Jeff Jarrett Talks Turning Down WCW Offers, Global Force Wrestling, The Style Of GFW's TV, WWF, More

GFW and TNA founder Jeff Jarrett appeared on Colt Cabana's Art of Wrestling podcast to talk about his career in wrestling, WWF, WCW, and several other topics. You can check out highlights of the interview below, and listen to the full podcast above.

* Jarrett says that next year will be in his 30th year in wrestling. He recalls a point where he worked 120 days in a row.

* He talks about the staying power of Jerry Lawler in one area, and puts over how he was able to tell a story over and over each week because he was believable.

* Jarrett said that when Hulkamania came around, every territory went down. Cabana noted that a lot of times when wrestling is hot all wrestling is hot, but that wasn't the case back then.

* Even though his father was a promoter, Jeff wasn't completely on the inside whenever he started with wrestling. He told a story of Jimmy Hart picking him up after basketball camp, and that was one of the ways he realized things were a work.

* Jarrett started out working in concessions, and talked about the huge markup for concession products

See Also: Jeff Jarrett On TNA Cancellation Rumors, If GFW Has Spoken With Destination America

* Jarrett played college basketball one year, and knew he wasn't going to make it to the next level and fall out of love with it.
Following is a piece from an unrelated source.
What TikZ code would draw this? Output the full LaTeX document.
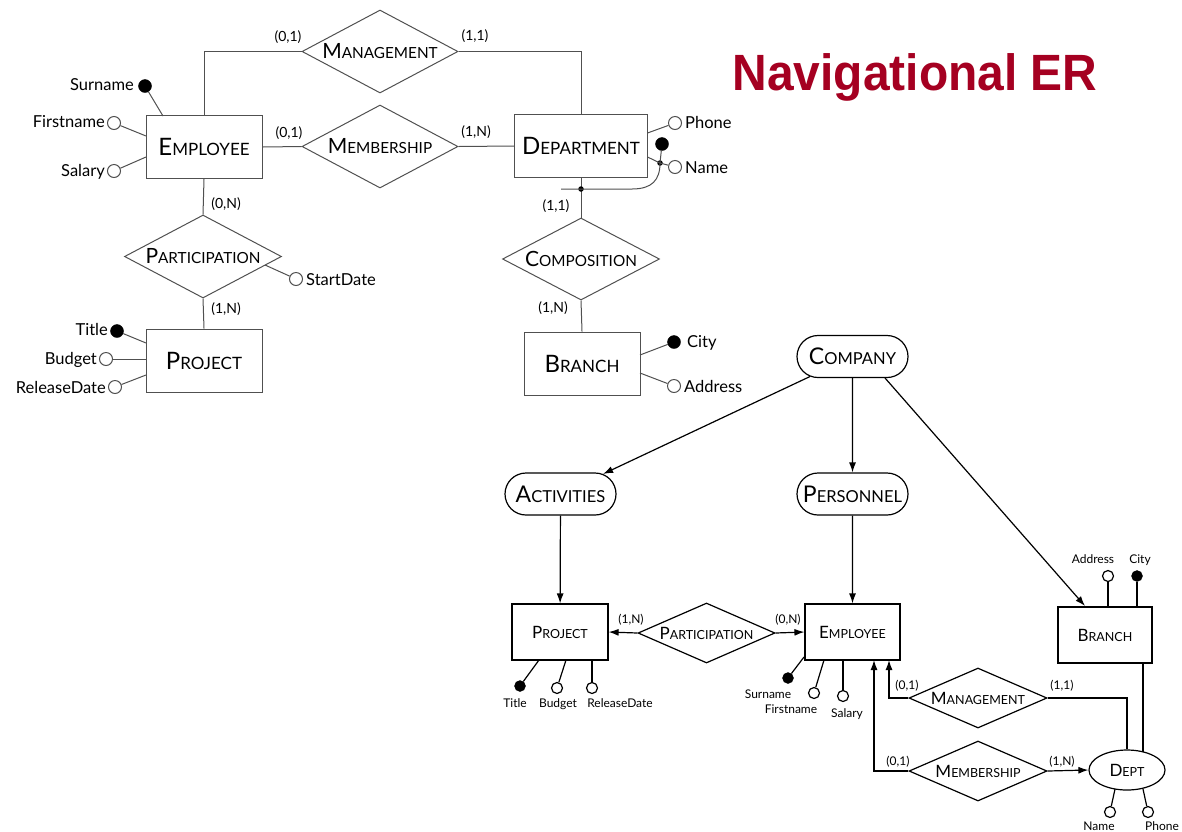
\documentclass[tikz,border=0pt]{standalone}
\usepackage{fontspec}
\setmainfont{Lato}
\newfontfamily\titlefont{Liberation Sans}
\usetikzlibrary{shapes.geometric,shapes.misc,arrows.meta}
\definecolor{titlered}{RGB}{165,0,33}
\definecolor{lg}{RGB}{80,80,80}
\newcommand\fsc[4]{{\fontsize{#1}{#1}\selectfont #3}{\fontsize{#2}{#2}\selectfont #4}}
\newcommand\fs[1]{\fontsize{#1}{#1}\selectfont}
\tikzset{
  tbox/.style={draw=lg, line width=1pt, rectangle, minimum width=116pt, minimum height=63pt, inner sep=0pt},
  trel/.style={draw=lg, line width=1pt, diamond, aspect=1.88, minimum width=156pt, minimum height=83pt, inner sep=0pt},
  tline/.style={draw=lg, line width=1pt},
  tcard/.style={font=\fs{14}, inner sep=0pt},
  tatt/.style={font=\fs{16.5}, inner sep=0pt},
  topen/.style={circle, draw=lg, line width=1pt, fill=white, minimum size=13pt, inner sep=0pt},
  tfull/.style={circle, draw=black, fill=black, minimum size=13pt, inner sep=0pt},
  tdot/.style={circle, fill=black, minimum size=5.5pt, inner sep=0pt},
  lbox/.style={draw, line width=1.2pt, rectangle, minimum height=56pt, inner sep=0pt},
  lrel/.style={draw, line width=1.2pt, diamond, aspect=2.28, minimum width=137pt, minimum height=60pt, inner sep=0pt},
  loval/.style={draw, line width=1.2pt, rounded rectangle, minimum width=111pt, minimum height=42pt, inner sep=0pt},
  lline/.style={line width=1.2pt},
  larr/.style={line width=1.2pt, -{Latex[length=10pt,width=7pt]}},
  lcard/.style={font=\fs{12}, inner sep=0pt},
  latt/.style={font=\fs{12}, inner sep=0pt},
  lopen/.style={circle, draw, line width=1.2pt, fill=white, minimum size=11pt, inner sep=0pt},
  lfull/.style={circle, draw, fill=black, minimum size=11pt, inner sep=0pt},
}
\begin{document}
\begin{tikzpicture}[x=1pt,y=-1pt]
\useasboundingbox[fill=white] (0,0) rectangle (1182,831);

% ---------- title ----------
\node[font=\titlefont\bfseries\fs{51}, text=titlered, anchor=base, xscale=0.94, inner sep=0pt] (title) at (915,90) {Navigational ER};

% ---------- top diagram ----------
\node[tbox] (emp) at (204,147) {\fsc{24}{17}{E}{MPLOYEE}};
\node[tbox, minimum width=133pt] (dep) at (581,146) {\fsc{24}{17}{D}{EPARTMENT}};
\node[tbox] (proj) at (204,360.5) {\fsc{24}{17}{P}{ROJECT}};
\node[tbox] (bra) at (582,363.5) {\fsc{24}{17}{B}{RANCH}};
\node[trel] (mgmt) at (380,51.5) {\fsc{21}{15.3}{M}{ANAGEMENT}};
\node[trel] (memb) at (380,146.5) {\fsc{21}{15.3}{M}{EMBERSHIP}};
\node[trel, minimum width=157pt] (part) at (203,256.5) {\fsc{21}{15.3}{P}{ARTICIPATION}};
\node[trel, minimum width=157pt, minimum height=82pt] (comp) at (581,259) {\fsc{21}{15.3}{C}{OMPOSITION}};

\draw[tline] (mgmt.west) -| (emp.north);
\draw[tline] (mgmt.east) -| (dep.north);
\draw[tline] (emp.east) -- (memb.west);
\draw[tline] (memb.east) -- (dep.west);
\draw[tline] (emp.south) -- (part.north);
\draw[tline] (part.south) -- (proj.north);
\draw[tline] (dep.south) -- (comp.north);
\draw[tline] (comp.south) -- (bra.north);

\node[tcard] (c1) at (288,37) {(0,1)};
\node[tcard] (c2) at (475,36) {(1,1)};
\node[tcard] (c3) at (289,133) {(0,1)};
\node[tcard] (c4) at (476,132) {(1,N)};
\node[tcard] (c5) at (226,204) {(0,N)};
\node[tcard] (c6) at (226,309) {(1,N)};
\node[tcard] (c7) at (556,206) {(1,1)};
\node[tcard] (c8) at (553,308) {(1,N)};

% employee attributes
\coordinate (eA) at (163,116);
\coordinate (eB) at (146,136);
\coordinate (eC) at (146,157);
\node[tfull] (surC) at (145,86) {};
\node[topen] (firC) at (114,123) {};
\node[topen] (salC) at (114,171) {};
\draw[tline] (surC) -- (eA);
\draw[tline] (firC) -- (eB);
\draw[tline] (salC) -- (eC);
\node[tatt, anchor=base east] (surL) at (134,90) {Surname};
\node[tatt, anchor=base east] (firL) at (105,127) {Firstname};
\node[tatt, anchor=base east] (salL) at (105,176) {Salary};

% participation attribute
\coordinate (pA) at (265,265);
\node[topen] (stC) at (296,279) {};
\draw[tline] (pA) -- (stC);
\node[tatt, anchor=base west] (stL) at (306,285) {StartDate};

% project attributes
\coordinate (prA) at (146,343);
\coordinate (prB) at (146,359);
\coordinate (prC) at (146,375);
\node[tfull] (tiC) at (117,331) {};
\node[topen] (buC) at (106,359) {};
\node[topen] (reC) at (115,387) {};
\draw[tline] (tiC) -- (prA);
\draw[tline] (buC) -- (prB);
\draw[tline] (reC) -- (prC);
\node[tatt, anchor=base east] (tiL) at (108,335) {Title};
\node[tatt, anchor=base east] (buL) at (97,364) {Budget};
\node[tatt, anchor=base east] (reL) at (106,393) {ReleaseDate};

% department attributes
\coordinate (dA) at (647.5,133);
\coordinate (dB) at (647.5,157);
\node[topen] (phC) at (675,123) {};
\node[topen] (naC) at (675,167) {};
\node[tfull] (dbig) at (662,144) {};
\node[tdot] (dsm) at (660,163) {};
\node[tdot] (csm) at (581,189) {};
\coordinate (extL) at (561,189);
\draw[tline] (dA) -- (phC);
\draw[tline] (dB) -- (dsm.center) -- (naC);
\draw[tline] (dbig) -- (dsm.center);
\draw[tline] (dsm.center) .. controls (660,180) and (652,189) .. (632,189) -- (extL);
\node[tatt, anchor=base west] (phL) at (685,128) {Phone};
\node[tatt, anchor=base west] (naL) at (685,173) {Name};

% branch attributes
\coordinate (bA) at (640,355);
\coordinate (bB) at (640,373);
\node[tfull] (ciC) at (674,342) {};
\node[topen] (adC) at (674,386) {};
\draw[tline] (bA) -- (ciC);
\draw[tline] (bB) -- (adC);
\node[tatt, anchor=base west] (ciL) at (687,347) {City};
\node[tatt, anchor=base west] (adL) at (684,392) {Address};

% ---------- bottom (navigational) diagram ----------
\node[loval] (company) at (852.5,356.5) {\fsc{23}{16.5}{C}{OMPANY}};
\node[loval] (activities) at (560.5,494) {\fsc{23}{16.5}{A}{CTIVITIES}};
\node[loval] (personnel) at (852.5,494) {\fsc{23}{16.5}{P}{ERSONNEL}};
\node[lbox, minimum width=96pt] (lproj) at (560,632) {\fsc{17}{12.5}{P}{ROJECT}};
\node[lbox, minimum width=95pt] (lemp) at (852.5,632) {\fsc{17}{12.5}{E}{MPLOYEE}};
\node[lbox, minimum width=94pt] (lbra) at (1105,635) {\fsc{17}{12.5}{B}{RANCH}};
\node[lrel] (lpart) at (706.5,633) {\fsc{17}{12.5}{P}{ARTICIPATION}};
\node[lrel, minimum width=138pt] (lmgmt) at (978,698) {\fsc{17}{12.5}{M}{ANAGEMENT}};
\node[lrel, minimum width=138pt] (lmemb) at (978,771) {\fsc{17}{12.5}{M}{EMBERSHIP}};
\node[draw, line width=1.2pt, ellipse, minimum width=76pt, minimum height=40pt, inner sep=0pt] (dept) at (1127,770) {\fsc{17}{12.5}{D}{EPT}};

\coordinate (cbA) at (885,378);
\coordinate (cbB) at (1085,606);
\coordinate (lempA) at (889,660);
\coordinate (lempB) at (874,660);
\coordinate (lbrB) at (1143,663);
\coordinate (deptB) at (1143,752);

\draw[larr] (company) -- (activities);
\draw[larr] (company) -- (personnel);
\draw[larr] (cbA) -- (cbB);
\draw[larr] (activities) -- (lproj);
\draw[larr] (personnel) -- (lemp);
\draw[larr] (lpart.west) -- (lproj.east);
\draw[larr] (lpart.east) -- (lemp.west);
\draw[larr] (lmgmt.west) -| (lempA);
\draw[lline] (lmgmt.east) -| (dept.north);
\draw[lline] (lbrB) -- (deptB);
\draw[larr] (lmemb.west) -| (lempB);
\draw[larr] (lmemb.east) -- (dept.west);

\node[lcard] (k1) at (631,620) {(1,N)};
\node[lcard] (k2) at (788,620) {(0,N)};
\node[lcard] (k3) at (907,686) {(0,1)};
\node[lcard] (k4) at (1062,686) {(1,1)};
\node[lcard] (k5) at (898,762) {(0,1)};
\node[lcard] (k6) at (1062,762) {(1,N)};

% project attributes (bottom)
\coordinate (lpA) at (539,660);
\coordinate (lpB) at (566,660);
\coordinate (lpC) at (592,660);
\node[lfull] (ltiC) at (520,686) {};
\node[lopen] (lbuC) at (557,688) {};
\node[lopen] (lreC) at (592,688) {};
\draw[lline] (lpA) -- (ltiC);
\draw[lline] (lpB) -- (lbuC);
\draw[lline] (lpC) -- (lreC);
\node[latt, anchor=base] (ltiL) at (515,707) {Title};
\node[latt, anchor=base] (lbuL) at (558,707) {Budget};
\node[latt, anchor=base] (lreL) at (620,707) {ReleaseDate};

% employee attributes (bottom)
\coordinate (leA) at (804,657);
\coordinate (leB) at (824,660);
\coordinate (leC) at (843,660);
\node[lfull] (lsuC) at (788,678) {};
\node[lopen] (lfiC) at (814,693) {};
\node[lopen] (lsaC) at (843,696) {};
\draw[lline] (leA) -- (lsuC);
\draw[lline] (leB) -- (lfiC);
\draw[lline] (leC) -- (lsaC);
\node[latt, anchor=base] (lsuL) at (768,698) {Surname};
\node[latt, anchor=base] (lfiL) at (791,713) {Firstname};
\node[latt, anchor=base] (lsaL) at (847,717) {Salary};

% branch attributes (bottom)
\coordinate (lbA) at (1108,607);
\coordinate (lbB) at (1137,607);
\node[lopen] (ladC) at (1108,576) {};
\node[lfull] (lciC) at (1137,576) {};
\draw[lline] (lbA) -- (ladC);
\draw[lline] (lbB) -- (lciC);
\node[latt, anchor=base] (ladL) at (1093,563) {Address};
\node[latt, anchor=base] (lciL) at (1140,563) {City};

% dept attributes
\coordinate (dtA) at (1115,789);
\coordinate (dtB) at (1143,789);
\node[lopen] (lnaC) at (1110,812) {};
\node[lopen] (lphC) at (1148,812) {};
\draw[lline] (dtA) -- (lnaC);
\draw[lline] (dtB) -- (lphC);
\node[latt, anchor=base] (lnaL) at (1099,830) {Name};
\node[latt, anchor=base] (lphL) at (1162,830) {Phone};
\end{tikzpicture}
\end{document}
Cabana shared a similar story with football.

* Jarrett said that as soon as he signed with WWE he was working with Bret Hart on the road because Jerry Lawler couldn't go.

* Jarrett had offers to go to WCW/NWA in 1990, 1991 and 1993, but passed them up.

* Jeff said that his dad was on Vince McMahon's payroll during the steroid scandal, so they both kind of knew that it was time to make that change.

* He said that he worked as a heel for the first time in WWF. He said that the character was actually similar to him.

* "With my baby tonight" is a Jim Johnston composed theme.

* Lawler and Jerry Jarrett bought Handsome Jimmy Valiant a house to try to get him to make his main territory Memphis.

* He says it wasn't hard to tell when your time in a territory was up. If you were losing 8 weeks in a row, it was probably time to get booked in a different area.

* Jarrett says most territories had core groups of guys they knew they could rely on. For every other spot, there was basically a hotline to get a supporting cast.

* He said Ultimate Warrior and Sting showed up on his dad's doorstep on Thanksgiving 1985, and within a few years they were world champions elsewhere.

* Jeff talks about how getting over was more important than a one-time paycheck at the time, because he wanted to have a career in the business.

* Jarrett says someone should write a thesis of unwritten rules in wrestling during the territory days.

* Colt says he's seen the first episode of GFW: Amped, and it has a different feel to it, like a documentary style feel to the show. Jarrett says he doesn't want it to be a reality-style program because of the Kardashian-Duck Dynasty style stigma. He wants it to be real in the sense that everyone has a story and people can identify with each talent.

* He talks about how almost any kind of match can sell. He talks about how a 'loser eats dog food' match did great business for them, but they eventually ran their course.

* Jarrett talks about failure often breeding success. Successful people find the things that work in failure and tweak them in an effort to make them more successful. He says that's what he's trying to do.

* Jarrett says that wrestling talent's lives would bore people 90 percent of the time. They need to find that ten percent of that would compel the wrestling fans. He points to Chris Masters' story.

* Jarrett puts over Global Force Wrestling to close the show.